What leadership skills do you prioritize and cultivate as a senior talent leader to inspire your team and drive talent initiatives?

Some of the most important skills to possess in the learning field are more in the affective domain than the cognitive one. We can train people to build effective learning and coach people to become strong facilitators, but there are some mindsets that are the most important to nurture in our learning professionals. These include deep curiosity, a radically growth oriented mindset, a test, learn, and scale approach to innovation, being invested and well-versed in the company’s business model, objectives and mission, consistently looking for novel approaches to our work and ensuring all that we create and do is learner-centric. Aligning on these mindsets and approaches allow us to empower and unleash the creativity and capabilities of our team to advance our work and the field as a whole.

What game-changing advice would you offer if you could go back in time and mentor your younger self?

Don’t wait until you have what you think the 100 percent solution will be to try something. Earlier in my career I wanted to get things just right and then rush to scale. I’ve learned that the real world doesn’t work that way and attempts to scale only work after trying imperfect ideas on small scales and learning and iterating.

What do you feel is currently the single biggest challenge facing talent professionals and the industry as a whole?

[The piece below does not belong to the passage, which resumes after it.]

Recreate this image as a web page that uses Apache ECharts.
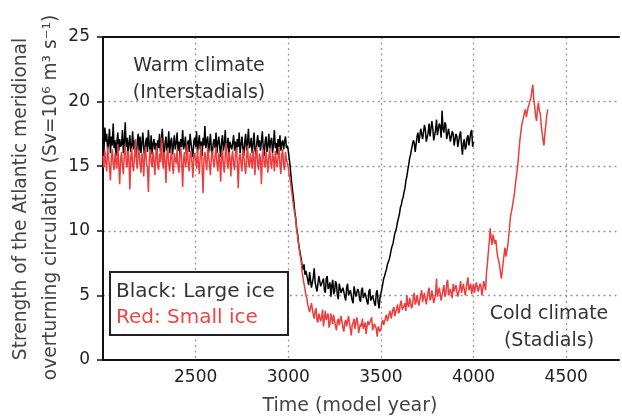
<!DOCTYPE html>
<html>
<head>
<meta charset="utf-8">
<script src="https://cdn.jsdelivr.net/npm/echarts@6/dist/echarts.min.js"></script>
<style>
html,body{margin:0;padding:0;background:#fff;}
#chart{width:622px;height:419px;}
</style>
</head>
<body>
<div id="chart"></div>
<script>
// ---- data ----
const startYear = 2000;
const stepYears = 5;
const xTickLabels = [2500, 3000, 3500, 4000, 4500];
const yTickLabels = [0, 5, 10, 15, 20, 25];

// Black: Large ice (2000-4000, every 5 model years)
const blackValues = [
  17.2,16.1,18.0,16.9,17.5,16.3,16.8,17.9,16.0,17.3,16.6,18.3,16.4,17.0,15.8,16.9,17.6,16.2,17.1,16.5,
  16.7,17.8,16.0,16.9,18.4,16.5,17.2,15.9,16.8,17.4,16.1,16.6,17.7,16.3,17.0,16.4,15.7,16.9,17.5,16.2,
  17.3,16.0,16.8,17.6,16.4,15.6,16.9,17.2,16.1,17.8,16.6,16.2,17.4,15.9,16.7,17.1,16.3,16.8,15.8,17.0,
  16.4,17.5,16.1,16.9,17.9,16.6,15.7,16.8,17.3,16.2,16.5,17.7,16.0,16.9,17.2,15.9,16.6,17.4,16.3,16.8,
  17.6,16.2,16.9,15.8,17.1,16.5,17.8,16.3,16.7,17.3,15.9,16.6,17.0,16.1,17.5,16.8,16.2,15.7,16.9,17.2,
  16.5,17.7,16.0,16.8,17.4,16.3,16.9,15.8,17.2,16.6,18.1,16.4,16.9,17.3,16.0,16.7,17.5,16.2,15.9,16.8,
  17.1,16.4,17.6,16.0,16.8,17.3,16.5,15.7,16.9,17.4,16.2,16.7,17.8,16.1,16.6,17.2,15.8,16.9,17.0,16.3,
  16.8,17.4,16.2,16.9,15.9,17.1,16.5,17.6,16.0,16.7,17.3,16.4,15.8,16.9,17.5,16.2,16.8,17.9,16.4,16.6,
  17.2,16.0,16.7,17.6,16.3,15.9,16.8,17.4,16.5,17.0,16.2,16.9,17.7,16.4,15.8,16.9,17.3,16.1,16.6,17.5,
  16.3,16.9,17.2,16.0,16.7,17.8,16.4,16.8,15.9,17.1,16.5,17.4,16.2,16.8,17.0,16.3,16.9,17.3,16.4,16.6,
  16.2,15.6,15.0,14.2,13.5,12.9,12.3,11.5,11.0,10.2,9.8,9.1,8.6,8.2,7.8,7.3,7.0,7.4,6.6,6.9,
  6.9,6.2,5.8,6.8,6.7,5.6,5.5,6.4,7.1,6.0,6.0,5.3,5.4,6.5,6.6,5.7,5.7,6.1,6.3,5.4,
  5.2,6.3,6.5,5.5,5.6,6.0,4.9,5.8,6.2,5.1,5.3,6.1,5.9,5.0,4.7,5.9,6.0,5.2,5.1,5.6,
  5.7,4.9,4.6,5.6,5.9,5.0,5.0,5.4,5.5,4.6,4.4,5.7,5.8,4.9,4.8,5.5,5.3,4.7,4.5,5.4,
  5.6,4.8,4.7,5.2,5.2,4.5,4.3,5.3,5.5,4.6,4.6,5.0,5.1,4.4,4.2,5.2,5.4,4.5,4.0,4.8,
  4.8,5.5,5.9,6.3,6.5,6.8,7.0,7.4,7.6,7.8,8.1,8.5,8.8,9.0,9.4,9.8,10.0,10.3,10.7,11.0,
  11.3,11.8,12.0,12.4,12.6,13.0,13.3,13.9,14.2,14.7,15.1,15.6,15.9,16.3,16.4,17.0,16.8,16.1,16.2,17.3,
  17.6,16.8,16.9,17.9,18.0,17.1,17.2,18.2,17.8,16.9,16.9,17.6,18.3,17.3,17.4,18.5,17.9,17.0,17.1,17.8,
  18.6,17.4,17.5,18.3,18.1,17.2,19.3,17.9,17.6,18.4,18.2,17.1,17.0,17.9,17.8,16.9,16.8,17.7,17.5,16.6,
  16.6,17.5,17.3,16.5,16.4,17.4,17.7,16.6,15.9,16.8,17.1,16.3,16.5,17.2,17.4,16.6,16.7,17.6,17.8,16.5,
  16.9
];

// Red: Small ice (2000-4400, every 5 model years)
const redValues = [
  15.8,14.9,16.2,15.3,14.6,16.5,15.7,15.0,13.9,15.6,16.3,15.1,14.7,16.0,15.4,14.8,16.7,15.2,13.6,15.5,
  16.1,15.0,14.4,15.9,16.6,15.3,14.9,16.2,15.5,13.2,15.7,16.4,15.0,14.6,15.8,17.1,15.4,14.8,15.9,16.2,
  15.1,14.5,16.0,15.6,14.2,15.9,16.5,15.2,14.8,13.0,15.7,16.3,15.4,14.9,16.1,15.5,14.3,15.8,16.6,15.0,
  14.7,16.0,15.3,17.2,15.6,14.8,16.1,15.4,13.7,15.9,16.4,15.1,14.6,15.7,16.2,15.0,14.4,16.0,15.5,15.2,
  16.3,15.0,14.5,15.8,16.5,15.2,13.4,15.6,16.1,14.9,15.4,16.7,15.1,14.6,15.9,16.2,15.3,14.1,15.7,16.0,
  15.5,14.8,16.3,15.2,14.4,15.9,16.6,15.0,12.9,15.6,16.1,15.3,14.7,16.4,15.8,15.1,14.3,15.7,16.2,15.4,
  14.9,15.8,16.5,15.2,14.6,16.0,15.5,13.8,15.7,16.3,15.0,14.5,15.9,16.8,15.3,14.8,16.1,15.6,14.2,15.7,
  16.2,15.1,14.7,15.9,16.4,15.3,13.3,15.6,16.0,15.2,14.6,16.3,15.8,15.0,14.4,15.7,16.6,15.2,14.9,16.0,
  15.4,14.8,16.2,15.6,14.3,15.9,16.5,15.1,14.7,16.0,15.5,13.6,15.8,16.3,15.2,14.9,16.1,15.4,14.5,15.7,
  16.4,15.2,14.8,16.0,15.6,14.6,16.2,15.3,14.9,15.8,16.5,15.1,14.4,15.9,16.3,15.0,14.7,16.1,15.5,15.2,
  14.9,14.3,14.0,13.4,12.9,12.3,11.8,11.3,10.9,10.1,9.6,9.0,8.5,8.0,7.6,6.8,6.3,5.9,5.5,5.0,
  4.8,4.3,4.2,3.7,3.6,4.4,4.5,3.5,3.2,3.8,4.0,3.1,2.9,3.6,3.7,3.0,3.3,3.9,2.6,3.2,
  3.8,3.1,3.0,3.6,2.5,2.8,3.6,3.2,2.8,3.5,3.4,2.6,2.3,3.0,3.2,2.7,2.7,3.4,3.5,2.5,
  2.2,2.9,3.1,2.6,2.6,3.4,3.3,2.4,1.9,2.7,2.9,3.2,2.4,2.3,3.3,2.9,2.1,2.5,2.8,2.6,
  3.2,2.4,2.5,2.9,2.0,2.6,3.0,2.7,2.6,3.1,3.3,2.3,2.2,2.8,2.9,2.4,1.8,2.6,2.7,2.2,
  2.4,2.9,3.1,2.7,2.8,3.3,3.5,3.0,3.0,3.6,3.8,3.2,3.3,3.9,4.1,3.4,3.5,4.0,4.3,3.6,
  3.8,4.4,4.6,3.9,3.9,4.2,4.4,3.8,5.0,4.3,4.1,4.8,4.7,4.0,4.2,4.9,5.2,4.3,4.5,5.0,
  4.9,4.2,4.3,5.1,5.4,4.5,4.6,5.2,5.1,4.3,4.4,5.3,5.6,4.6,4.8,5.4,5.3,4.4,4.5,5.1,
  6.3,4.9,5.0,5.6,5.5,4.6,4.7,5.4,5.8,4.9,5.1,5.9,6.2,5.0,4.9,5.5,5.4,4.8,5.9,5.3,
  5.2,5.8,5.7,4.9,4.8,5.6,6.1,5.2,5.3,5.9,5.8,5.0,5.0,6.0,6.4,5.4,5.5,5.9,5.1,5.6,
  5.9,5.2,5.3,6.0,6.0,5.3,5.4,5.9,5.7,5.0,5.1,6.1,6.2,5.4,6.8,7.5,8.4,9.2,10.2,9.4,
  8.9,9.7,9.8,9.0,9.3,8.6,8.0,7.7,7.4,6.8,6.3,6.9,7.6,8.2,8.7,8.0,8.1,8.9,9.6,10.4,
  11.2,11.5,11.9,12.4,12.8,13.5,14.1,14.6,15.3,16.2,17.0,17.6,18.2,18.5,18.8,19.2,19.4,18.8,18.9,19.6,
  19.8,20.1,20.3,20.9,21.3,20.2,19.6,18.9,18.5,19.4,19.9,19.3,19.1,18.2,17.6,17.0,16.6,17.5,18.2,18.9,
  19.4
];

function toPairs(vals) {
  return vals.map((v, i) => [startYear + i * stepYears, v]);
}

const FONT = "'DejaVu Sans', sans-serif";
const chart = echarts.init(document.getElementById('chart'), null, {renderer: 'canvas'});

const dotted = {color: '#9a9a9a', width: 1.3, type: [2, 3.5]};

const option = {
  animation: false,
  backgroundColor: '#ffffff',
  grid: {left: 103, right: 0, top: 37, bottom: 59, containLabel: false},
  xAxis: [{
    type: 'value',
    min: 2000,
    max: 4785,
    interval: 500,
    axisLine: {show: true, onZero: false, lineStyle: {color: '#111', width: 2}},
    axisTick: {show: false},
    axisLabel: {
      show: true, margin: 9, color: '#222', fontSize: 17, fontFamily: FONT,
      formatter: v => xTickLabels.includes(v) ? String(v) : ''
    },
    splitLine: {show: true, showMinLine: false, showMaxLine: false, lineStyle: dotted}
  }, {
    type: 'value',
    position: 'top',
    min: 2000,
    max: 4785,
    interval: 500,
    axisLine: {show: true, onZero: false, lineStyle: {color: '#111', width: 2}},
    axisTick: {show: false},
    axisLabel: {show: false},
    splitLine: {show: false}
  }],
  yAxis: {
    type: 'value',
    min: 0,
    max: 25,
    interval: 5,
    axisLine: {show: true, lineStyle: {color: '#111', width: 2}},
    axisTick: {show: true, inside: false, length: 6, lineStyle: {color: '#111', width: 1.5}},
    axisLabel: {
      margin: 13, color: '#222', fontSize: 17, fontFamily: FONT,
      formatter: v => yTickLabels.includes(v) ? String(v) : ''
    },
    splitLine: {show: true, showMinLine: false, showMaxLine: false, lineStyle: dotted}
  },
  series: [{
    name: 'Black: Large ice',
    type: 'line',
    xAxisIndex: 0,
    data: toPairs(blackValues),
    showSymbol: false,
    symbol: 'none',
    lineStyle: {color: '#000000', width: 1.5},
    z: 3
  }, {
    name: 'Red: Small ice',
    type: 'line',
    xAxisIndex: 0,
    data: toPairs(redValues),
    showSymbol: false,
    symbol: 'none',
    lineStyle: {color: '#ee3d3d', width: 1.5},
    z: 4
  }],
  graphic: [
    {type: 'text', x: 21, y: 199, rotation: Math.PI / 2, z: 10,
      style: {text: 'Strength of the Atlantic meridional', x: 0, y: 0, font: '18.6px ' + FONT, fill: '#444',
        textAlign: 'center', textVerticalAlign: 'middle'}},
    {type: 'text', x: 51, y: 197.5, rotation: Math.PI / 2, z: 10,
      style: {text: 'overturning circulation (Sv=10\u2076 m\u00b3 s\u207b\u00b9)', x: 0, y: 0, font: '18.6px ' + FONT, fill: '#444',
        textAlign: 'center', textVerticalAlign: 'middle'}},
    {type: 'text', z: 10,
      style: {text: 'Time (model year)', x: 350, y: 406, font: '19px ' + FONT, fill: '#444',
        textAlign: 'center', textVerticalAlign: 'middle'}},
    {type: 'text', z: 10,
      style: {text: 'Warm climate', x: 199, y: 66, font: '19px ' + FONT, fill: '#333',
        textAlign: 'center', textVerticalAlign: 'middle'}},
    {type: 'text', z: 10,
      style: {text: '(Interstadials)', x: 199, y: 93, font: '19px ' + FONT, fill: '#333',
        textAlign: 'center', textVerticalAlign: 'middle'}},
    {type: 'text', z: 10,
      style: {text: 'Cold climate', x: 549, y: 314, font: '19px ' + FONT, fill: '#333',
        textAlign: 'center', textVerticalAlign: 'middle'}},
    {type: 'text', z: 10,
      style: {text: '(Stadials)', x: 549, y: 341, font: '19px ' + FONT, fill: '#333',
        textAlign: 'center', textVerticalAlign: 'middle'}},
    {type: 'rect', z: 10,
      shape: {x: 110, y: 272, width: 178, height: 63},
      style: {fill: '#ffffff', stroke: '#222', lineWidth: 2}},
    {type: 'text', z: 11,
      style: {text: 'Black: Large ice', x: 116, y: 292, font: '20px ' + FONT, fill: '#333',
        textAlign: 'left', textVerticalAlign: 'middle'}},
    {type: 'text', z: 11,
      style: {text: 'Red: Small ice', x: 116, y: 318, font: '20px ' + FONT, fill: '#f04545',
        textAlign: 'left', textVerticalAlign: 'middle'}}
  ]
};
chart.setOption(option);
</script>
</body>
</html>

I will call it an opportunity rather than a challenge. Time has become a shrinking commodity as the pace of work, and life, has and continues to hasten. In this environment the time, or perceived time, people have to step away from work becomes less and less. We have attempted to mitigate that through micro-learning and saying it’s learning in the flow of work – but it is probably more correctly called stepping quickly out of the flow of work then back into it, rather than actually learning in the flow of work. The challenge and opportunity is for us as learning professionals to help people to learn how to learn as they work, to reflect during work and to be curious and willing to test and learn. If we can help people learn how to learn during work, we would be revolutionizing the field while addressing the challenge of time.

We’re always looking to showcase innovative tools and technologies. Can you share one tech product or platform that has significantly improved your work processes and why you find it valuable?

This is an opportunity area for us at the moment, especially as the technology landscape evolves so quickly. We are still leveraging an LMS as our means of distributing our learning. We have, however, worked to build microapp interfaces over the top of our LMS to vastly enhance the user experience. User experience is of paramount importance in the future of formal learning. We also have brought in a new PM tool (Asana – it isn’t new but it’s new to us) and that has definitely helped us with our internal processes to develop and deliver learning.